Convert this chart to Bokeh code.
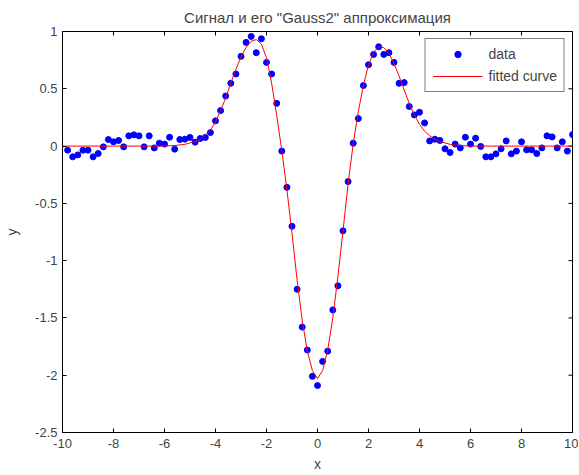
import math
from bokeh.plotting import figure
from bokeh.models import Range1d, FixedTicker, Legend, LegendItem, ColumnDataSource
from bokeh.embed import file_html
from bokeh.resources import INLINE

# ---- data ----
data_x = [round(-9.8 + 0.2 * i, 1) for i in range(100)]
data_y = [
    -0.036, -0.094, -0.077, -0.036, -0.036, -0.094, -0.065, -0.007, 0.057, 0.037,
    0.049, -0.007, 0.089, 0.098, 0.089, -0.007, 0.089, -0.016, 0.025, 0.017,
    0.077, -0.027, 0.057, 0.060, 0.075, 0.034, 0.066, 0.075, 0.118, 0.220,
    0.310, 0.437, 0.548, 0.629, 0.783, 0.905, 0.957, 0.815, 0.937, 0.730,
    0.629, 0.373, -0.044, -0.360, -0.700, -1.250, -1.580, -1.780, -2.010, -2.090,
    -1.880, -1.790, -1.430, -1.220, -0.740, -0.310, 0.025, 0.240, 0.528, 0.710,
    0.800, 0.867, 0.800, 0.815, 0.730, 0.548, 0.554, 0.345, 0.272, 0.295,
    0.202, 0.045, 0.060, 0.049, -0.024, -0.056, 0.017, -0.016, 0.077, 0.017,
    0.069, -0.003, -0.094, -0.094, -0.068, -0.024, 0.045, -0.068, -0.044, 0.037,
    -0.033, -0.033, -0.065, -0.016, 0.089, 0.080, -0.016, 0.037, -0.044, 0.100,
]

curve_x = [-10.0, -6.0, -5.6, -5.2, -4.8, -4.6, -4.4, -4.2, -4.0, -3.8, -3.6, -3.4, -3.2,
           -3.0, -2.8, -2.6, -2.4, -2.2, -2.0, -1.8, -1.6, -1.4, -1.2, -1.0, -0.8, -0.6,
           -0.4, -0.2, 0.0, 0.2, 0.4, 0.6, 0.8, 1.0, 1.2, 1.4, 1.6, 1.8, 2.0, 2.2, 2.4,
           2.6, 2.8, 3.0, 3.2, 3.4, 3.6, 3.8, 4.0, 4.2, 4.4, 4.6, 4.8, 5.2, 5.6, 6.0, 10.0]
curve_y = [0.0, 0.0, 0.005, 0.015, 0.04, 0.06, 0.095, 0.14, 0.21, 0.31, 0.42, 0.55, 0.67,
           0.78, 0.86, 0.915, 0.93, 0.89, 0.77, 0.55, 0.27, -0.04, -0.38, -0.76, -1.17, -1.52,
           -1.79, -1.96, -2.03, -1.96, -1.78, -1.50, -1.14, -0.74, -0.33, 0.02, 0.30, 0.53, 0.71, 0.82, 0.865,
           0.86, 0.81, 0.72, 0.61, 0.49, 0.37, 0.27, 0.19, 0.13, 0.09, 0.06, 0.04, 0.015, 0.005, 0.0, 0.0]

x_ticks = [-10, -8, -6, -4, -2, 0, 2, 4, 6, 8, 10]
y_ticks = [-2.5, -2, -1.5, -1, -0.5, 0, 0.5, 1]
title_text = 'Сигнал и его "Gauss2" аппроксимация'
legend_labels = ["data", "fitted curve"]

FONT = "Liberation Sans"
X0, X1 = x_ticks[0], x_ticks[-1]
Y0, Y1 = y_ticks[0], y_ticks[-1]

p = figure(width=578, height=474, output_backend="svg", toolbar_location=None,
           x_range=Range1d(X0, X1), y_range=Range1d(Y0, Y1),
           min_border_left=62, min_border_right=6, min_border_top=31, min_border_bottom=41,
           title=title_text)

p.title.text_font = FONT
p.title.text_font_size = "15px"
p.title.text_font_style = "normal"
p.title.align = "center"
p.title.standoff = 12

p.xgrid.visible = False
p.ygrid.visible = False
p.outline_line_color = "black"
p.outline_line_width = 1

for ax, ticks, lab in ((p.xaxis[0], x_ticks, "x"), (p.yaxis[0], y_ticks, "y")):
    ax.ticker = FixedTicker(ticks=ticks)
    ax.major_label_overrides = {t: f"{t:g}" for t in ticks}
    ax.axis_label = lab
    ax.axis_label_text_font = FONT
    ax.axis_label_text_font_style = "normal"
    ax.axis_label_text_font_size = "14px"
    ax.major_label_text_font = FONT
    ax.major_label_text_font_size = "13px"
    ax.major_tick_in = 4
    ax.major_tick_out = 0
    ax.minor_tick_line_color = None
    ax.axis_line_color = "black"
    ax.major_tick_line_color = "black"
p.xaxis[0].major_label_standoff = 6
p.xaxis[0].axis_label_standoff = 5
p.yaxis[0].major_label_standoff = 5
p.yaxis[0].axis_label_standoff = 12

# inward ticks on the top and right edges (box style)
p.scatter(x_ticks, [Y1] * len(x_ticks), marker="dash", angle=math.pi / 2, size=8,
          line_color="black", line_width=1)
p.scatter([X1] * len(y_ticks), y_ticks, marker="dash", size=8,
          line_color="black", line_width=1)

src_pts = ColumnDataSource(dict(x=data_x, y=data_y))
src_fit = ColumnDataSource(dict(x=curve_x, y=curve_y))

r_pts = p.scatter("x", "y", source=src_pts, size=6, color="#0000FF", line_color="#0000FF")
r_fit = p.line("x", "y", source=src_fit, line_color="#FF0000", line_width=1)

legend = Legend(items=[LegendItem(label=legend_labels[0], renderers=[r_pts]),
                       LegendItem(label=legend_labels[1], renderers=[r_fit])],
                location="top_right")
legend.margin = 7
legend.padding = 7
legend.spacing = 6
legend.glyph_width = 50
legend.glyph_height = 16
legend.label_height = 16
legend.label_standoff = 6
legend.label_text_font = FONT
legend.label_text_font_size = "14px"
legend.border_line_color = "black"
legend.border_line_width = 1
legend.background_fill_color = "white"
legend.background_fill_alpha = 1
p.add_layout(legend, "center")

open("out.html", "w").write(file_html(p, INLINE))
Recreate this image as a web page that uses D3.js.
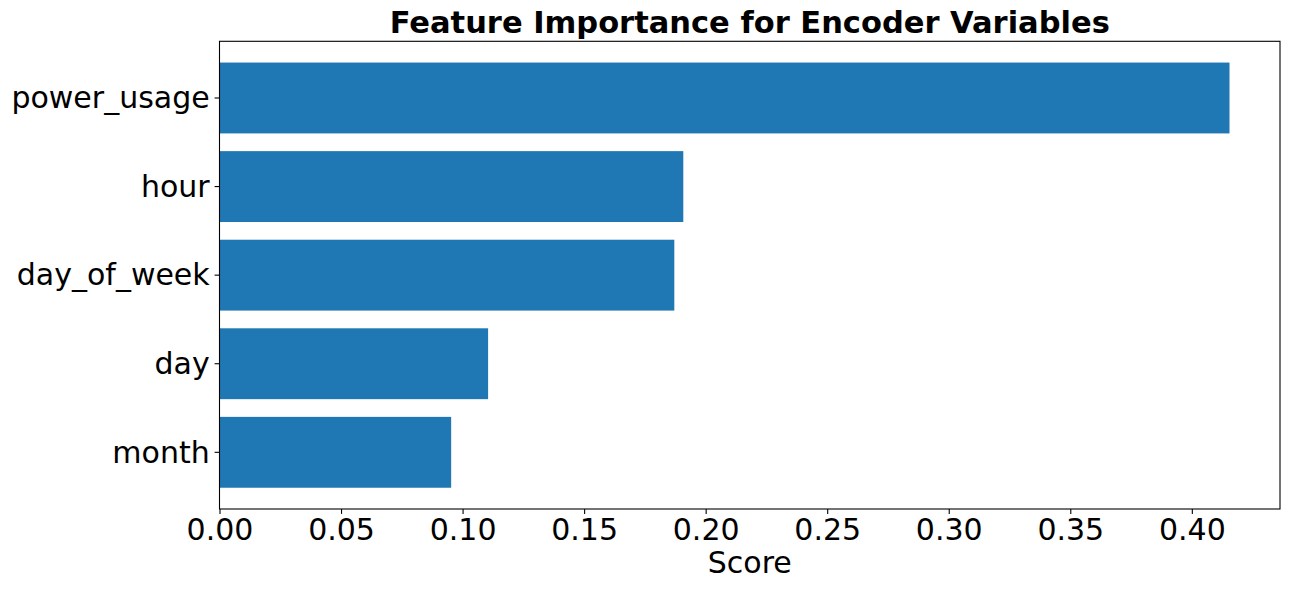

******

» Task instructions
Only the lines from the start of the records above through the line containing "from bokeh.resources import INLINE" should be returned, exactly and with both ends, please; the pictures stay out.

» The result
Convert this chart to Bokeh code.
import math
from bokeh.plotting import figure
from bokeh.models import Range1d, FixedTicker, Legend, LegendItem, ColumnDataSource
from bokeh.embed import file_html
from bokeh.resources import INLINE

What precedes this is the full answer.